── Source material ──
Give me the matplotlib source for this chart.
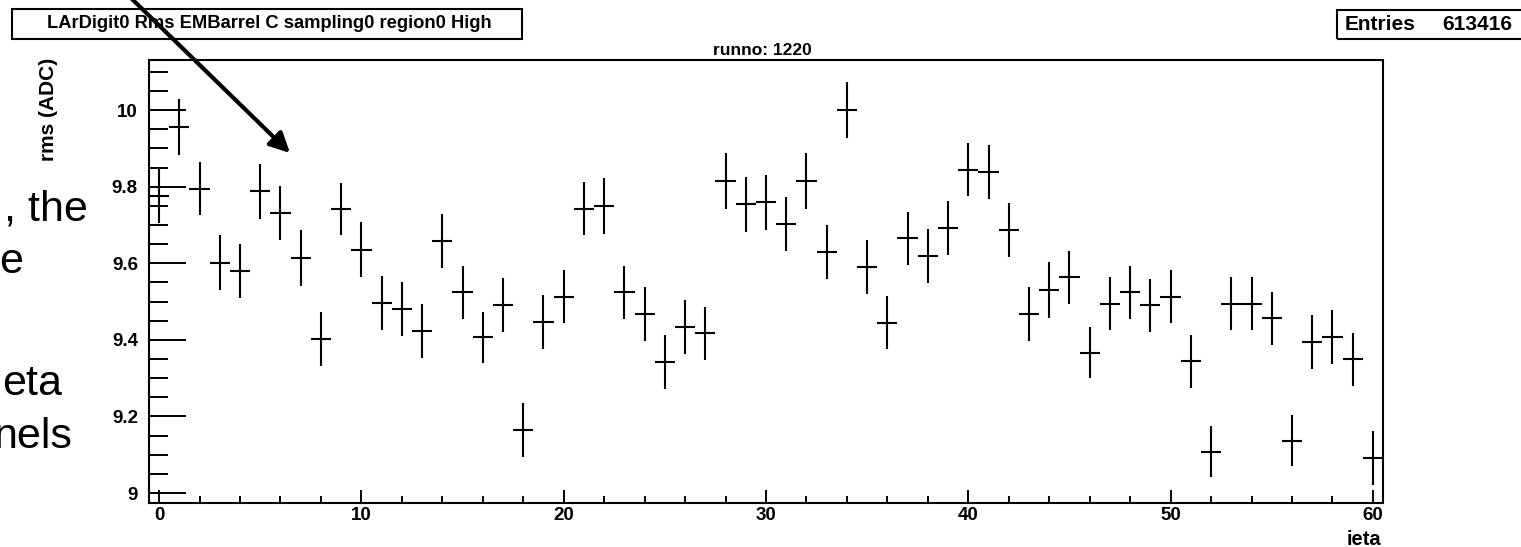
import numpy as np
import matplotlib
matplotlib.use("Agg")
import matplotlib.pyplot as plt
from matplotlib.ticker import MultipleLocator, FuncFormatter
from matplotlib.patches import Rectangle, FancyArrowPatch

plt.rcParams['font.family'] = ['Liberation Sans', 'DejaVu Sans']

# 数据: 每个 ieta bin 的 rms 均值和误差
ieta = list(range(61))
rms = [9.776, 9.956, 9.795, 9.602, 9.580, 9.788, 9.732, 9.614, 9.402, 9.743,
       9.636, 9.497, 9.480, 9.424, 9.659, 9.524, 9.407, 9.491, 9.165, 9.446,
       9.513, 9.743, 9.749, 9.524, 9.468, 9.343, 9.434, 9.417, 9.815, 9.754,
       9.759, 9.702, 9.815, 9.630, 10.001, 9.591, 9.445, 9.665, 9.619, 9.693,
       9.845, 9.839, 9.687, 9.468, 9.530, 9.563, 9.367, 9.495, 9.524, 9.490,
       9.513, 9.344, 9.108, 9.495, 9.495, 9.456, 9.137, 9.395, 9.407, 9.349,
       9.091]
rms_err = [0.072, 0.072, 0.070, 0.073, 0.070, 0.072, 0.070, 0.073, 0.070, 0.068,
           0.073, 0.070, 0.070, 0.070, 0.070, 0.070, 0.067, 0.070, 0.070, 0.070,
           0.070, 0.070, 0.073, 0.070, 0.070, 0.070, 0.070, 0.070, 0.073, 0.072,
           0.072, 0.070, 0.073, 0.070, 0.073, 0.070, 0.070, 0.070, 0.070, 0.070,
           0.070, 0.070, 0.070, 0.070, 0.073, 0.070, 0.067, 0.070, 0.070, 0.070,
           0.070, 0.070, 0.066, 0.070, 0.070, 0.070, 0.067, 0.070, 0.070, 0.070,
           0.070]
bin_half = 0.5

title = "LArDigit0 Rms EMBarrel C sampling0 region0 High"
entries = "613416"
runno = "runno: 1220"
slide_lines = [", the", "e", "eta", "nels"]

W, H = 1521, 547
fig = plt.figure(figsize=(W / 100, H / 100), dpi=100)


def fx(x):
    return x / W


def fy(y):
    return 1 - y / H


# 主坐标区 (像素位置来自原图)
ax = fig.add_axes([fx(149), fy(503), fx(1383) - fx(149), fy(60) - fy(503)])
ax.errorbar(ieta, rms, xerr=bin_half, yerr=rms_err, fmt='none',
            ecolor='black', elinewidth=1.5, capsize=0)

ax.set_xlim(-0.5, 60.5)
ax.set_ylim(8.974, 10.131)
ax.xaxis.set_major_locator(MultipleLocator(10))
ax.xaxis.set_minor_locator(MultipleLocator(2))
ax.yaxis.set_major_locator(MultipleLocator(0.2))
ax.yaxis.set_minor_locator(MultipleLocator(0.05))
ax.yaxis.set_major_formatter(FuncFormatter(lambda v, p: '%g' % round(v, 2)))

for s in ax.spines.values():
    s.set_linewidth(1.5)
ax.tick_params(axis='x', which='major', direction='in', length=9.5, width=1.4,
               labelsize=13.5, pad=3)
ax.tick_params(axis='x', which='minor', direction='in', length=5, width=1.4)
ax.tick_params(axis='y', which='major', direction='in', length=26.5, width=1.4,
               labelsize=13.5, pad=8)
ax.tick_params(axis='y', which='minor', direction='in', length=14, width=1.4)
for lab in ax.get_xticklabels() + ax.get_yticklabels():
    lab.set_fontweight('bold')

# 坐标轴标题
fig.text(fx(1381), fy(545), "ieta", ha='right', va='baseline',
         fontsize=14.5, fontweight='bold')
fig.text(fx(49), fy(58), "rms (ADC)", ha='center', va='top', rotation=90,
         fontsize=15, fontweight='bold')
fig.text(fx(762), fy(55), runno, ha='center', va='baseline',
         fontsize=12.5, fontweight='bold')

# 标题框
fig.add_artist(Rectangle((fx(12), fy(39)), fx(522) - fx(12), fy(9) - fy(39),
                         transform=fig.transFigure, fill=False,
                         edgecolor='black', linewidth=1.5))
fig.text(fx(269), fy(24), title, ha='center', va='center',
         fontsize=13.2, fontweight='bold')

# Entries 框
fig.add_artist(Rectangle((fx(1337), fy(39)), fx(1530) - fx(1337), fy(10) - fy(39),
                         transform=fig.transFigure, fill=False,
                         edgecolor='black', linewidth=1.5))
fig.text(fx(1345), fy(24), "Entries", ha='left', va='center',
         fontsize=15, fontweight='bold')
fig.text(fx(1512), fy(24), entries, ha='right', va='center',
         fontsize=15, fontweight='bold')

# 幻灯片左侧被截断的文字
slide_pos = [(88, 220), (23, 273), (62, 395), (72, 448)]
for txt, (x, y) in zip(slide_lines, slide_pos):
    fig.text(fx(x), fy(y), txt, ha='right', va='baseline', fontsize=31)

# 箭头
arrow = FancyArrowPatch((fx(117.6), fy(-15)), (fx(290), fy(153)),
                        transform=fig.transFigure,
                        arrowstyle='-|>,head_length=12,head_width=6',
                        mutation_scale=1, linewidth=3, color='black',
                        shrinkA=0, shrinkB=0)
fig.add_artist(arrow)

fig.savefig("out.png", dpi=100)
───
◆ **Exercise prompt**: Print the data above verbatim from the first line through the line holding "ax.yaxis.set_major_formatter(FuncFormatter(lambda v, p: '%g'", leaving every picture out.

◆ **Exercise solution**:
Give me the matplotlib source for this chart.
import numpy as np
import matplotlib
matplotlib.use("Agg")
import matplotlib.pyplot as plt
from matplotlib.ticker import MultipleLocator, FuncFormatter
from matplotlib.patches import Rectangle, FancyArrowPatch

plt.rcParams['font.family'] = ['Liberation Sans', 'DejaVu Sans']

# 数据: 每个 ieta bin 的 rms 均值和误差
ieta = list(range(61))
rms = [9.776, 9.956, 9.795, 9.602, 9.580, 9.788, 9.732, 9.614, 9.402, 9.743,
       9.636, 9.497, 9.480, 9.424, 9.659, 9.524, 9.407, 9.491, 9.165, 9.446,
       9.513, 9.743, 9.749, 9.524, 9.468, 9.343, 9.434, 9.417, 9.815, 9.754,
       9.759, 9.702, 9.815, 9.630, 10.001, 9.591, 9.445, 9.665, 9.619, 9.693,
       9.845, 9.839, 9.687, 9.468, 9.530, 9.563, 9.367, 9.495, 9.524, 9.490,
       9.513, 9.344, 9.108, 9.495, 9.495, 9.456, 9.137, 9.395, 9.407, 9.349,
       9.091]
rms_err = [0.072, 0.072, 0.070, 0.073, 0.070, 0.072, 0.070, 0.073, 0.070, 0.068,
           0.073, 0.070, 0.070, 0.070, 0.070, 0.070, 0.067, 0.070, 0.070, 0.070,
           0.070, 0.070, 0.073, 0.070, 0.070, 0.070, 0.070, 0.070, 0.073, 0.072,
           0.072, 0.070, 0.073, 0.070, 0.073, 0.070, 0.070, 0.070, 0.070, 0.070,
           0.070, 0.070, 0.070, 0.070, 0.073, 0.070, 0.067, 0.070, 0.070, 0.070,
           0.070, 0.070, 0.066, 0.070, 0.070, 0.070, 0.067, 0.070, 0.070, 0.070,
           0.070]
bin_half = 0.5

title = "LArDigit0 Rms EMBarrel C sampling0 region0 High"
entries = "613416"
runno = "runno: 1220"
slide_lines = [", the", "e", "eta", "nels"]

W, H = 1521, 547
fig = plt.figure(figsize=(W / 100, H / 100), dpi=100)


def fx(x):
    return x / W


def fy(y):
    return 1 - y / H


# 主坐标区 (像素位置来自原图)
ax = fig.add_axes([fx(149), fy(503), fx(1383) - fx(149), fy(60) - fy(503)])
ax.errorbar(ieta, rms, xerr=bin_half, yerr=rms_err, fmt='none',
            ecolor='black', elinewidth=1.5, capsize=0)

ax.set_xlim(-0.5, 60.5)
ax.set_ylim(8.974, 10.131)
ax.xaxis.set_major_locator(MultipleLocator(10))
ax.xaxis.set_minor_locator(MultipleLocator(2))
ax.yaxis.set_major_locator(MultipleLocator(0.2))
ax.yaxis.set_minor_locator(MultipleLocator(0.05))
ax.yaxis.set_major_formatter(FuncFormatter(lambda v, p: '%g' % round(v, 2)))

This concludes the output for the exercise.